Sedangkan, hukum perikatan dilakukan apabila dua pihak melakukan
suatu hubungan hukum, hubungan ini memberikan hak dan kewajiban kepada
masing-masing pihak untuk memerikan hak dan kewajiban kepada masing-masing
pihak untuk memberikan tuntutan atau memenuhi tuntutan tersebut.

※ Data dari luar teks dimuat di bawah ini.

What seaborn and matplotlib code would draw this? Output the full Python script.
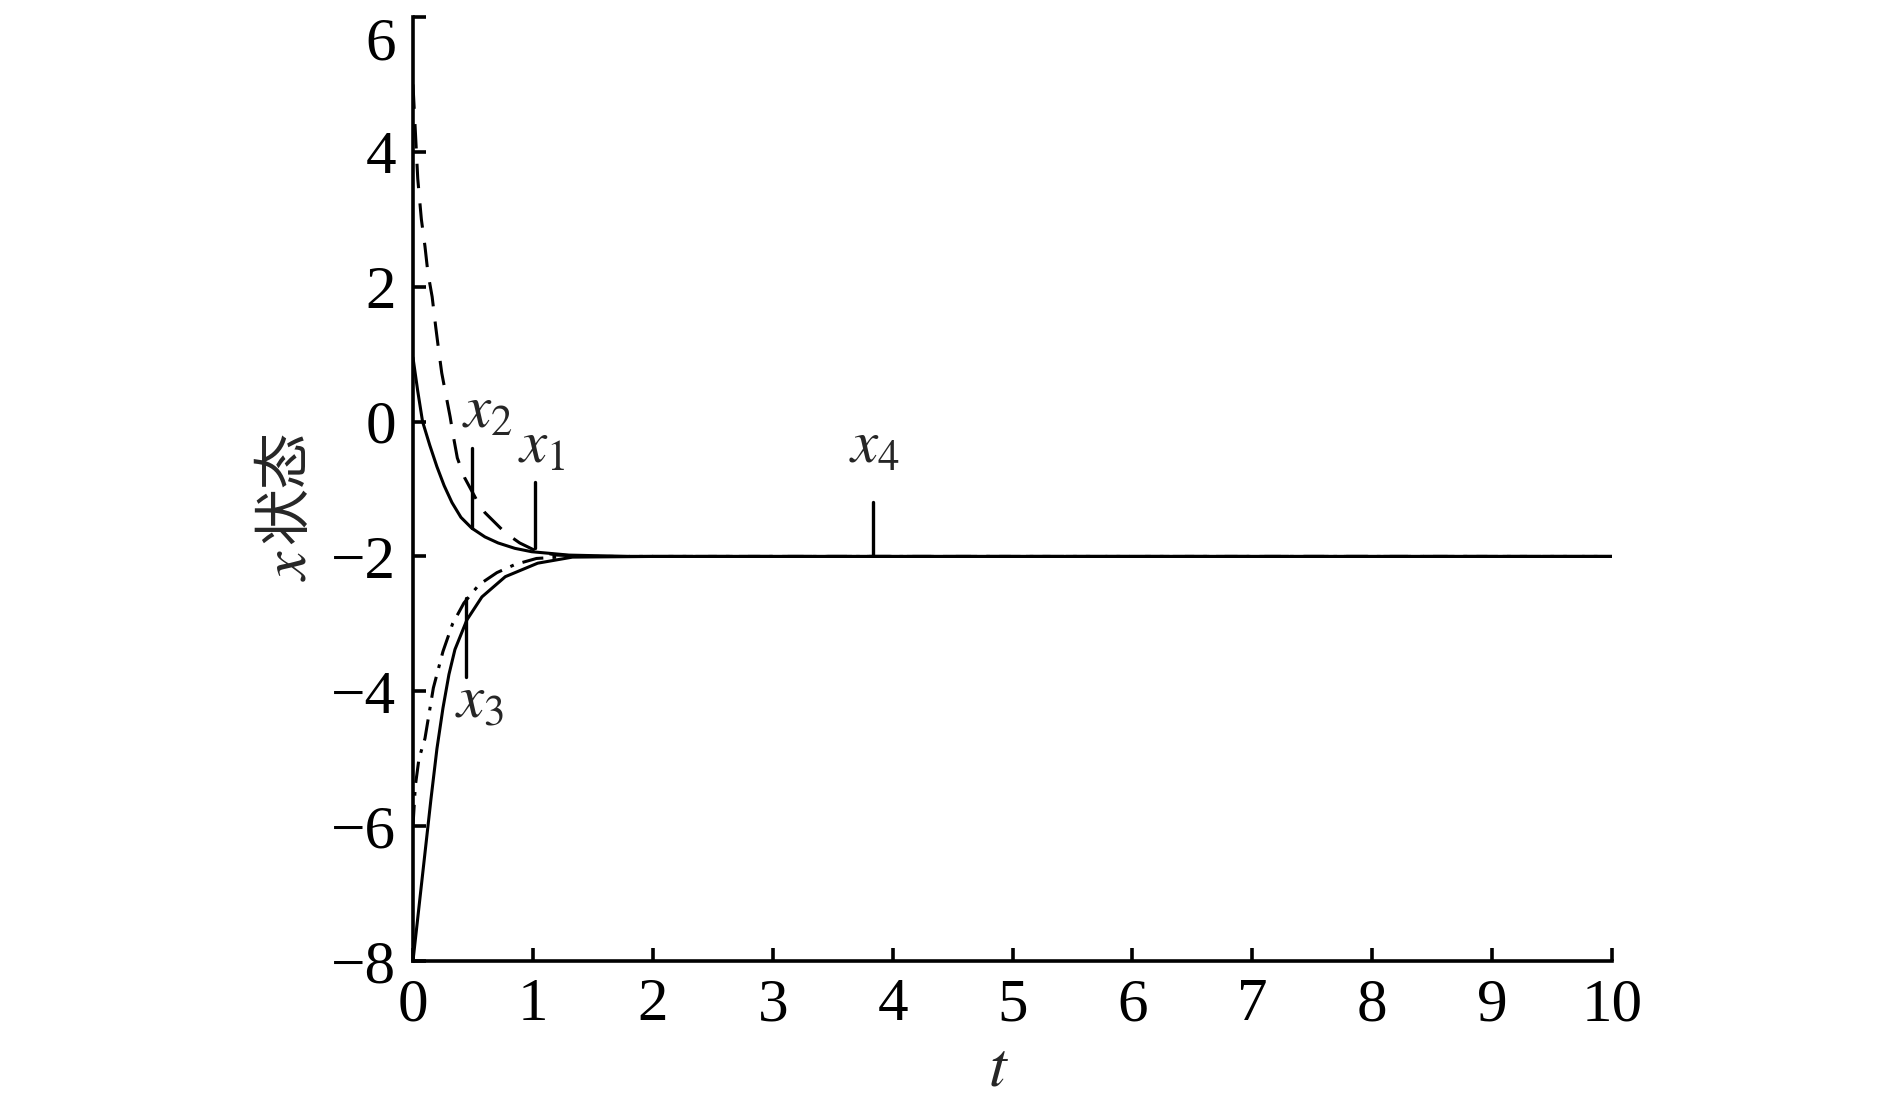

Berdasarkan penjelasan diatas, dapat ditarik kesimpulan bahwa hukum perjanjian
akan menimbulkan hukum perikatan. Artinya tidak aka nada kesepakatan yang
mengikat seseorang jika tidak ada perjanjian tertentu yang disepakati oleh
masing masing pihak.
ISI
Hukum
Perjanjian
1. Standar Kontrak
Standar kontrak merupakan perjanjian yang telah ditentukan dan telah dituangkan
dalam bentuk formulir. Kontrak ini telah ditentukan secara sepihak oleh salah
satu pihak, terutama pihak ekonomi kuat terhadap pihak ekonomi lemah. Biasa
juga disebut sebagai perjanjian baku. Menurut Hondius, inti dari perjanjian
baku adalah isi dari perjanjian itu tanpa dibicarakan dengan pihak lainnya,
sedangkan pihak lainnya hanya diminta untuk menerima atau menolak isi perjanjian
tersebut.
Mariam Darus Badrulzaman mengemukakan
bahwa standar kontrak adalah perjanjian yang telah dibakukan, ciri-cirinya :
a.
Isinya ditetapkan secara sepihak oleh pihak yang berposisi (ekonomi) kuat.
b.
Masyarakat (debitur) sama sekali tidak ikut bersama-sama menetukan isi
perjanjian.
c.
Terbentur oleh kebutuhannya, debitur terpaksa menerima perjanjian itu.
d.
Bentuk tertentu (tertulis).
e.
Dipersiapkan secara massal dan kolektif.
Secara kuantitatif, jumlah standar kontrak yang hidup dan berkembang dalam
masyarakat sangat banyak yang disertai dengan standar baku dalam
pengelolaannya. Hal ini bertujuan untuk mempermudah dan mempercepat lalu lintas
hukum. Hondius mengemukakan bahwa dewasa ini banyak perjanjian dibuat atas
dasar syarat-syarat baku, seperti perjanjian kerja, perbankan, sektor pemberian
jasa, sewa upah, perniagaan, sewa menyewa, dan lain-lain.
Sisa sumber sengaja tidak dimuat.